No. They should be emotionally distinct. Success should calm. Error should alert. Use green and red with enough chromatic separation to avoid confusion for colorblind users.
What is the role of whitespace in amplifying color perception?
Whitespace is a multiplier. It isolates and elevates emotional impact of color. Squeezed color zones reduce psychological clarity. Use spacing systems to protect emotional zones.
How does mobile-first design affect color choice?
Mobile users experience colors more directly. Bright tones become exaggerated. Use more subdued color values and ensure visibility in both light and dark modes.
What’s the risk of brand colors conflicting with accessibility?
High. Many brand palettes are created for identity, not function. If brand primary color fails contrast, it must be supplemented by functional system colors for accessibility use-cases.
Can heatmaps guide color optimization?
Yes.
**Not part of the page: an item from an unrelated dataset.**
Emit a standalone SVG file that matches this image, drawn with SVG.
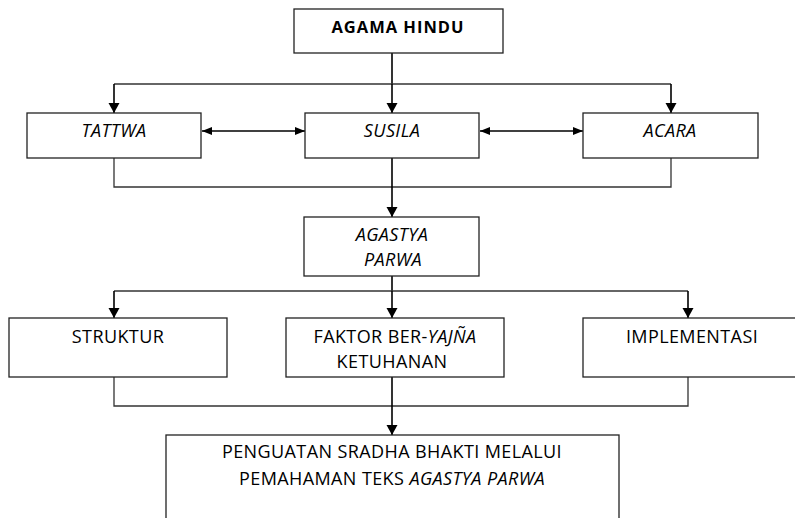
<svg xmlns="http://www.w3.org/2000/svg" width="795" height="518" viewBox="0 0 795 518">
<style>
  .box { fill: #fff; stroke: #222; stroke-width: 1.3; }
  .t { font-family: "Open Sans", "Noto Sans", sans-serif; font-size: 18px; fill: #000; text-anchor: middle; letter-spacing: 0.4px; }
  .b { font-weight: bold; font-size: 16.5px; letter-spacing: 1px; }
  .i { font-style: italic; }
  .arr { fill: none; stroke: #000; stroke-width: 1.6; }
  .ln { fill: none; stroke: #333; stroke-width: 1.3; }
</style>
<defs>
  <marker id="ah" markerUnits="userSpaceOnUse" markerWidth="12" markerHeight="12" refX="10" refY="5.5" orient="auto">
    <path d="M0,0 L10,5.5 L0,11 Z" fill="#000"/>
  </marker>
  <marker id="ahs" markerUnits="userSpaceOnUse" markerWidth="12" markerHeight="12" refX="10" refY="4" orient="auto-start-reverse">
    <path d="M0,0 L10,4 L0,8 Z" fill="#000"/>
  </marker>
</defs>
<g id="connectors">
  <path class="arr" d="M392,53 V84"/>
  <path class="ln" d="M114,84 H671"/>
  <path class="arr" d="M114,84 V113" marker-end="url(#ah)"/>
  <path class="arr" d="M392,84 V113" marker-end="url(#ah)"/>
  <path class="arr" d="M671,84 V113" marker-end="url(#ah)"/>
  <path class="arr" d="M202,131 H305" marker-start="url(#ahs)" marker-end="url(#ahs)"/>
  <path class="arr" d="M480,131 H583" marker-start="url(#ahs)" marker-end="url(#ahs)"/>
  <path class="ln" d="M114,158 V187 H671 V158"/>
  <path class="arr" d="M392,158 V217" marker-end="url(#ah)"/>
  <path class="arr" d="M392,276 V291"/>
  <path class="ln" d="M114,291 H688"/>
  <path class="arr" d="M114,291 V318" marker-end="url(#ah)"/>
  <path class="arr" d="M392,291 V318" marker-end="url(#ah)"/>
  <path class="arr" d="M688,291 V318" marker-end="url(#ah)"/>
  <path class="ln" d="M114,377 V406 H688 V377"/>
  <path class="arr" d="M392,377 V435" marker-end="url(#ah)"/>
</g>
<g id="agama-hindu">
  <rect class="box" x="294" y="9" width="209" height="44"/>
  <text class="t b" x="398" y="33">AGAMA HINDU</text>
</g>
<g id="tattwa">
  <rect class="box" x="27" y="113" width="174" height="45"/>
  <text class="t i" x="114" y="137">TATTWA</text>
</g>
<g id="susila">
  <rect class="box" x="305" y="113" width="174" height="45"/>
  <text class="t i" x="392" y="137">SUSILA</text>
</g>
<g id="acara">
  <rect class="box" x="583" y="113" width="175" height="45"/>
  <text class="t i" x="670" y="137">ACARA</text>
</g>
<g id="agastya-parwa">
  <rect class="box" x="304" y="217" width="175" height="59"/>
  <text class="t i" x="392" y="241">AGASTYA</text>
  <text class="t i" x="393" y="266">PARWA</text>
</g>
<g id="struktur">
  <rect class="box" x="9" y="318" width="218" height="59"/>
  <text class="t" x="118" y="343">STRUKTUR</text>
</g>
<g id="faktor">
  <rect class="box" x="286" y="318" width="218" height="59"/>
  <text class="t" x="395" y="343">FAKTOR BER-<tspan class="i">YAJÑA</tspan></text>
  <text class="t" x="392" y="368">KETUHANAN</text>
</g>
<g id="implementasi">
  <rect class="box" x="583" y="318" width="220" height="59"/>
  <text class="t" x="692" y="343">IMPLEMENTASI</text>
</g>
<g id="penguatan">
  <rect class="box" x="166" y="435" width="453" height="95"/>
  <text class="t" x="392" y="458">PENGUATAN SRADHA BHAKTI MELALUI</text>
  <text class="t" x="392" y="485">PEMAHAMAN TEKS <tspan class="i">AGASTYA PARWA</tspan></text>
</g>
</svg>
Heatmaps reveal where visual attention clusters. If CTAs with strong color receive no clicks, color psychology is misaligned. Use scrollmaps alongside for zone timing.
What tools help manage scalable color systems?
Figma variables, Style Dictionary, and Tailwind’s design token layers. These tools enforce consistency across dev and design environments and allow region-specific overrides.
Final Tactic
Every interface trains user behavior. Color isn’t optional decoration. It’s a covert instruction system that operates before users read a word. If you’re not tuning it, you’re losing users silently.
Start with one fix: run a full audit of emotional color tone across every UX zone. Grade each zone by purpose and psychological match. If it doesn’t align, rebuild the system.
Don’t just choose colors. Deploy them with strategy.